School vs. Class vs. Self

Is everyone in your organization culturally aligned?  How do you know?  School Culture Rewired by Todd Whitaker and Steve Gruenert has some powerful tools to help you measure your school’s cultural health.  Why is this important?  Many times, the norms and policies our schools have in place, classroom expectations set out by teachers, or individual behaviors and beliefs get in the way of transforming culture.
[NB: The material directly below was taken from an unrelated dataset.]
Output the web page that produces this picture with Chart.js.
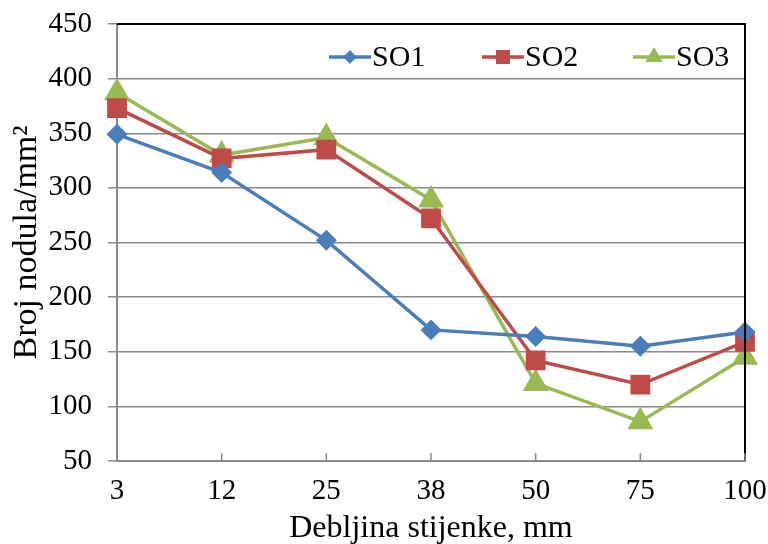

One good example of this was our school’s cell phone policy.  We promoted a culture of openness, student ownership, and modeled after the workplace.  However, our cell phone policy was punitive and counterproductive.  In working with various stakeholders, we transformed the policy to mirror the cultural outcomes we desire.  Was it an easy transition?  Did everyone buy-in?  Of course not.  However, it is vital that policies, mindsets, and beliefs at the school, class, and individual level are aligned to those overarching cultural outcomes for a culture to thrive.

PBIS Policies

What Comes Next?

As the world transforms around us, it is vital that we are constantly examining, evaluating, and protecting the culture we have created.  Recently in re:Work, a group from Google examined the role psychological safety plays when people work together.  Continuing to grow our culture where EVERY adult and student feels comfortable learning from failure, sharing ideas, and innovating off of one another must be at the forefront of our work.  Our most recent California Healthy Kids Survey let us know that we have a lot of work still to do.  Many of our students experience depression, deal with or know someone that deals with personal substance issues, and for some, “school” is the only stable part of their lives.  It is imperative that we help make the transition for acknowledging that our culture is unique to creating new avenues for people to live out the transformation that is possible.